The Etruscans were a very religious people. Their chief gods were Tinia, Uni, Minrva, the trio worshipped by the ancient Romans later under the names of Jove, Juno and Minerva. Only some of the Etruscan gods had the power to launch thunderbolts. Tinia was one of the more powerful of the divinities.

Religious ceremonies were conducted by priests who formed a very powerful class in Etruscan society. These priests were the only persons permitted to divine or guess the will of the gods and to tell the future. They did this in various ways: by bird watching; by observing lightening and other weather phenomena; and the ebbing and flowing of streams.

Of all the entrails the liver was studied with the greatest care. A bronze model of a liver found at the city of Piacenza is divided into forty-five areas, each with the name of a presiding deity written in it. The priests who studied birds traced the will of the gods from the way birds flew, cried and ate. The signs seen by these priests were known as auguries which could be either good or bad.
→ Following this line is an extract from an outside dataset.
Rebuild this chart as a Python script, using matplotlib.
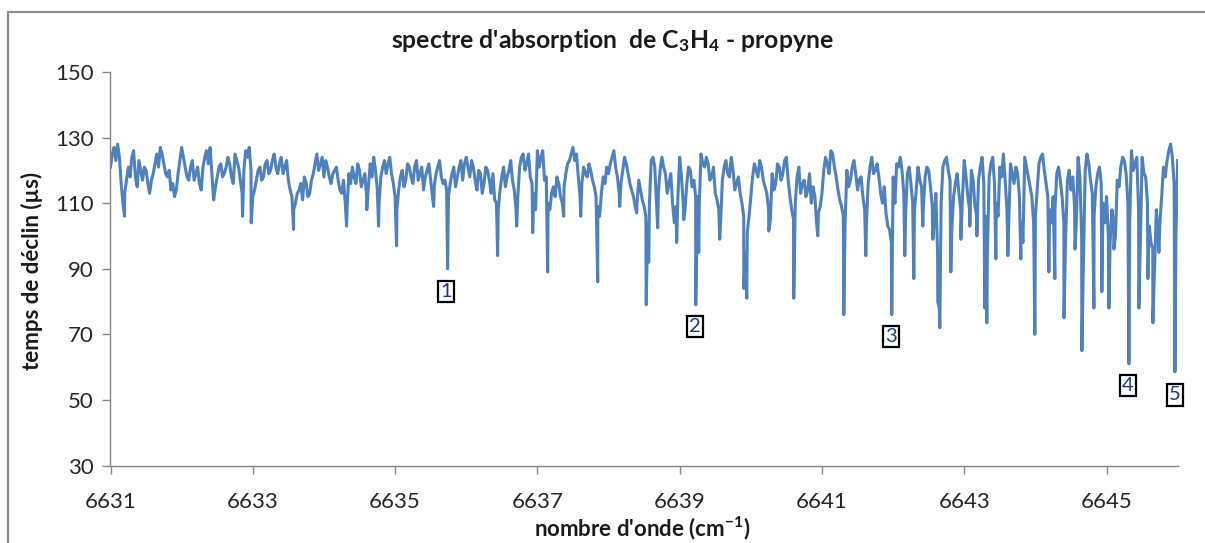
import numpy as np
import matplotlib
matplotlib.use("Agg")
import matplotlib.pyplot as plt
from matplotlib.patches import Rectangle

# Axe des nombres d'onde (cm-1) et bornes
x_debut = 6631.0
x_fin = 6646.0
pas = 0.05
x_ticks = [6631, 6633, 6635, 6637, 6639, 6641, 6643, 6645]
y_ticks = [30, 50, 70, 90, 110, 130, 150]

# Temps de declin (us), un point tous les 0.05 cm-1
temps_base = [
    121, 127, 128, 116, 113, 121, 124, 118, 123, 117, 120, 113, 119, 125, 127, 122, 118, 114, 112, 119,  # 6631
    127, 121, 117, 123, 119, 116, 121, 126, 127, 111, 118, 122, 119, 124, 118, 125, 121, 113, 126, 127,  # 6632
    112, 117, 121, 118, 123, 120, 125, 119, 124, 121, 117, 112, 110, 114, 111, 116, 113, 119, 125, 122,  # 6633
    118, 121, 116, 120, 117, 113, 110, 119, 121, 116, 120, 117, 112, 122, 124, 114, 118, 123, 122, 119,  # 6634
    112, 114, 120, 117, 121, 116, 123, 119, 114, 120, 117, 115, 121, 118, 117, 112, 119, 115, 121, 117,  # 6635
    124, 118, 121, 114, 119, 116, 120, 113, 111, 108, 118, 115, 120, 117, 108, 121, 125, 122, 118, 113,  # 6636
    126, 124, 117, 110, 113, 112, 116, 110, 119, 123, 127, 125, 112, 121, 118, 120, 115, 109, 113, 116,  # 6637
    119, 124, 121, 113, 120, 122, 116, 112, 110, 114, 109, 104, 123, 121, 113, 124, 119, 116, 110, 109,  # 6638
    124, 110, 116, 120, 117, 112, 125, 121, 122, 118, 113, 108, 117, 123, 118, 120, 116, 113, 106, 101,  # 6639
    112, 122, 118, 121, 115, 108, 119, 116, 121, 119, 124, 112, 105, 118, 113, 117, 114, 110, 112, 107,  # 6640
    113, 124, 119, 125, 118, 111, 106, 120, 117, 123, 114, 118, 108, 116, 124, 120, 118, 110, 107, 102,  # 6641
    118, 122, 124, 113, 119, 116, 108, 121, 115, 118, 120, 109, 113, 78, 121, 124, 117, 112, 119, 108,   # 6642
    123, 112, 120, 109, 117, 124, 106, 118, 124, 110, 121, 125, 108, 122, 116, 119, 104, 124, 118, 112,  # 6643
    106, 122, 125, 116, 108, 112, 119, 117, 104, 117, 114, 109, 124, 100, 120, 122, 113, 115, 121, 110,  # 6644
    112, 98, 104, 117, 121, 123, 110, 126, 122, 108, 124, 118, 103, 96, 108, 104, 121, 123, 128, 116,    # 6645
    123,
]

# Points intermediaires (decales de 0.025 cm-1)
temps_inter = [
    125, 123, 124, 110, 117, 118, 126, 115, 120, 121, 116, 117, 122, 121, 125, 119, 120, 116, 114, 123,  # 6631
    124, 118, 121, 117, 121, 114, 124, 122, 119, 115, 121, 118, 121, 122, 116, 123, 117, 120, 124, 120,  # 6632
    114, 120, 117, 122, 119, 123, 121, 122, 119, 123, 114, 108, 113, 116, 118, 112, 117, 122, 120, 124,  # 6633
    123, 118, 119, 121, 114, 117, 108, 116, 118, 122, 115, 119, 115, 118, 120, 110, 121, 119, 124, 116,  # 6634
    108, 118, 115, 122, 118, 121, 117, 121, 118, 122, 112, 119, 123, 116, 114, 116, 121, 118, 123, 122,  # 6635
    121, 123, 117, 120, 113, 121, 117, 119, 110, 114, 121, 118, 123, 114, 112, 124, 120, 125, 116, 108,  # 6636
    121, 126, 118, 108, 115, 118, 112, 115, 122, 125, 123, 118, 116, 119, 122, 117, 112, 106, 118, 121,  # 6637
    122, 126, 118, 116, 124, 119, 114, 109, 117, 111, 106, 110, 124, 110, 120, 121, 113, 119, 104, 112,  # 6638
    118, 108, 121, 115, 112, 109, 122, 124, 117, 121, 111, 104, 121, 119, 124, 114, 118, 110, 95, 106,   # 6639
    118, 120, 123, 117, 113, 105, 114, 122, 117, 123, 117, 108, 110, 121, 116, 112, 119, 115, 104, 109,  # 6640
    120, 122, 126, 121, 114, 109, 104, 115, 121, 119, 117, 112, 104, 121, 119, 122, 113, 115, 103, 98,   # 6641
    110, 121, 120, 106, 121, 110, 114, 117, 109, 121, 115, 104, 95, 110, 123, 120, 102, 116, 113, 112,   # 6642
    118, 108, 117, 106, 121, 116, 95, 122, 116, 106, 118, 117, 104, 119, 121, 112, 98, 121, 115, 104,    # 6643
    114, 124, 120, 112, 104, 108, 121, 112, 100, 120, 118, 104, 118, 92, 125, 117, 106, 119, 116, 104,   # 6644
    100, 108, 100, 115, 124, 119, 104, 120, 124, 98, 119, 110, 98, 90, 100, 112, 118, 126, 124, 100,     # 6645
]

# Minima des raies d'absorption (position cm-1, temps us)
raies_x = [
    6631.197, 6632.856, 6632.978, 6633.573, 6634.318, 6634.602, 6634.768, 6635.021,
    6635.542, 6635.738, 6636.441, 6636.709, 6636.934, 6637.145, 6637.370, 6637.609,
    6637.848, 6638.157, 6638.396, 6638.530, 6638.565, 6638.691, 6638.958, 6639.057,
    6639.226, 6639.268, 6639.563, 6639.902, 6639.943, 6640.252, 6640.603, 6640.941,
    6641.307, 6641.616, 6641.981, 6642.164, 6642.291, 6642.417, 6642.558, 6642.628,
    6642.656, 6642.811, 6642.952, 6643.078, 6643.177, 6643.289, 6643.317, 6643.444,
    6643.613, 6643.795, 6643.992, 6644.189, 6644.273, 6644.402, 6644.557, 6644.653,
    6644.822, 6644.934, 6645.033, 6645.103, 6645.314, 6645.454, 6645.581, 6645.651,
    6645.736, 6645.961,
]
raies_y = [
    106, 106, 104, 102, 103, 108, 103, 97,
    109, 90, 94, 103, 101, 89, 106, 106,
    86, 109, 107, 79, 92, 102.5, 98, 105,
    79, 95, 99, 84, 81, 101.5, 81, 100,
    76, 94, 76, 94, 87, 103, 99, 80,
    72, 89, 99, 103, 100, 78, 73.5, 93,
    94, 93, 70, 89, 87, 75, 96, 65,
    78, 83, 78, 96, 61, 78, 87, 73.5,
    95, 58.6,
]

# Raies numerotees
etiquettes = ["1", "2", "3", "4", "5"]
etiq_x = [6635.72, 6639.21, 6641.97, 6645.30, 6645.96]
etiq_y = [83.2, 72.3, 69.2, 54.3, 51.5]

# Assemblage de la courbe
x_base = x_debut + pas * np.arange(len(temps_base))
x_inter = x_debut + pas / 2 + pas * np.arange(len(temps_inter))
x_all = np.concatenate([x_base, x_inter, np.array(raies_x)])
y_all = np.concatenate([np.array(temps_base, dtype=float),
                        np.array(temps_inter, dtype=float),
                        np.array(raies_y, dtype=float)])
ordre = np.argsort(x_all, kind="stable")
x_all = x_all[ordre]
y_all = y_all[ordre]

plt.rcParams['font.family'] = ['Lato', 'DejaVu Sans']
plt.rcParams['mathtext.default'] = 'regular'

W, H = 1205, 543
fig = plt.figure(figsize=(W / 100, H / 100), dpi=100)

# cadre gris de la zone graphique
fig.patches.append(Rectangle((8 / W, -0.1), 1.2, 1.1 - 12 / H,
                             transform=fig.transFigure, fill=False,
                             edgecolor="#8c8c8c", linewidth=1.6))

ax = fig.add_axes([110.5 / W, (H - 465.5) / H, 1067.2 / W, 393.5 / H])
ax.plot(x_all, y_all, color="#4F81BD", linewidth=2.2, solid_joinstyle="round")

ax.set_xlim(x_debut, x_fin)
ax.set_ylim(30, 150)
ax.set_xticks(x_ticks)
ax.set_yticks(y_ticks)
for s in ["top", "right"]:
    ax.spines[s].set_visible(False)
for s in ["left", "bottom"]:
    ax.spines[s].set_color("#868686")
    ax.spines[s].set_linewidth(1.0)
ax.tick_params(axis="both", colors="#868686", labelcolor="#262626",
               labelsize=16, length=6, width=1.0, direction="out")
ax.tick_params(axis="x", pad=13)
ax.tick_params(axis="y", pad=6)

for t, xe, ye in zip(etiquettes, etiq_x, etiq_y):
    ax.text(xe, ye, t, ha="center", va="center", fontsize=14.5, color="#1F3A78",
            bbox=dict(boxstyle="square,pad=0.1", fc="white", ec="black", lw=1.6))

fig.text(612 / W, 1 - 40 / H, "spectre d'absorption  de C$_3$H$_4$ - propyne",
         ha="center", va="center", fontsize=17.8, fontweight="bold", color="#1a1a1a")
fig.text(642 / W, 1 - 528 / H, "nombre d'onde (cm$^{-1}$)",
         ha="center", va="center", fontsize=16, fontweight="bold", color="#1a1a1a")
fig.text(32 / W, 1 - 271 / H, "temps de déclin (µs)", rotation=90,
         ha="center", va="center", fontsize=16, fontweight="bold", color="#1a1a1a")

fig.savefig("out.png", dpi=100)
The Etruscan religion comprised a complicated set of beliefs and ceremonies for every act in public life. The laws relating to the foundation of a city were particularly strict.

The Etruscan believed, especially in their early days, that when they died they passed on to another life similar to the one in this world. They provided the dead with many objects of everyday life and the statues on their tombs depict people sitting at table with guests or playing music, singing or even hunting.